AS a nation Scotland hasn’t voted Tory for 60 years and, even despite overtaking Labour, still languish at less support than Margaret Thatcher’s low point. Yet, particularly since the Brexit vote, they act as if the people of Scotland overwhelmingly support them and will accept anything the Tory party wants to impose on them.

Before the independence referendum, Ruth Davidson promised us voting “No means we stay in” the EU. She and David Cameron signed a pledge saying “power lies with the Scottish people ... to decide how Scotland is governed”. Cameron went further by saying “all the options of devolution are there and are possible” if Scotland voted No.

The Tory rhetoric was clear. Both Theresa May and Ruth Davidson said Scotland was an “equal partner” in the UK. David Cameron promised “no going back to the way things were”.

But what have they done since winning the 2015 election and the Brexit referendum that puts 80,000 Scottish jobs at risk and will result in living standards as the falling pound threatens inflation? A referendum that they only held because of splits in the Tory party. A Brexit Ruth Davidson said was based on “lies” yet now tells people will be wonderful.

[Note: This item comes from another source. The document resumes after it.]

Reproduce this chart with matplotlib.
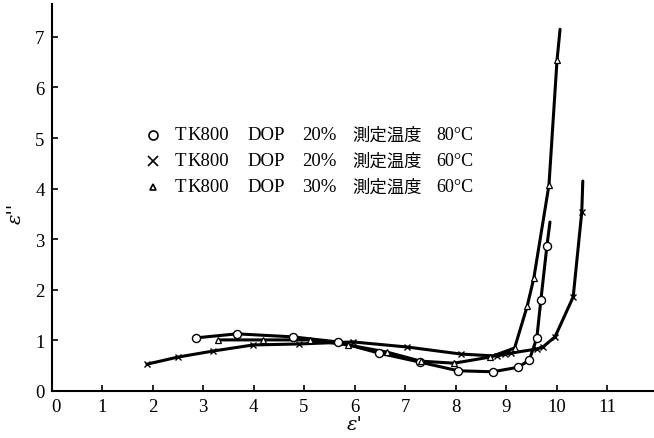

Despite saying a No vote meant power lay with the Scottish people and that we could have all options of devolution, the Tories voted down proposals by 95 per cent of Scotland’s MPs that more powers should be devolved. The sole Tory MP from Scotland as Secretary of State haughtily denies powers those MPs and the elected government of Scotland wish to see devolved.

We hear a Tory Prime Minister who hasn’t even put her plans to a public vote signal she will ignore the compromise the Scottish Government put forward for Brexit. Meanwhile Tory Lords say they want to use Brexit to finish what Thatcher started. In short the Tories are acting as if they think the people of Scotland will just meekly accept whatever they impose.

Scotland voted No on the promise that the Tories wouldn’t return to the way things were done in the past and on the basis that power lay with the Scottish people. Scotland voted to Remain in the EU and the European single market to protect jobs. The reality under a Tory Westminster government doesn’t even come anywhere near that.

It is their arrogant actions that are narrowing the choices for Scotland’s future, meaning the only way we can have an equal partnership with the rest of the UK is independence because the alternative is a future of Tory governments telling Scotland what to do just like they did in the 1980s.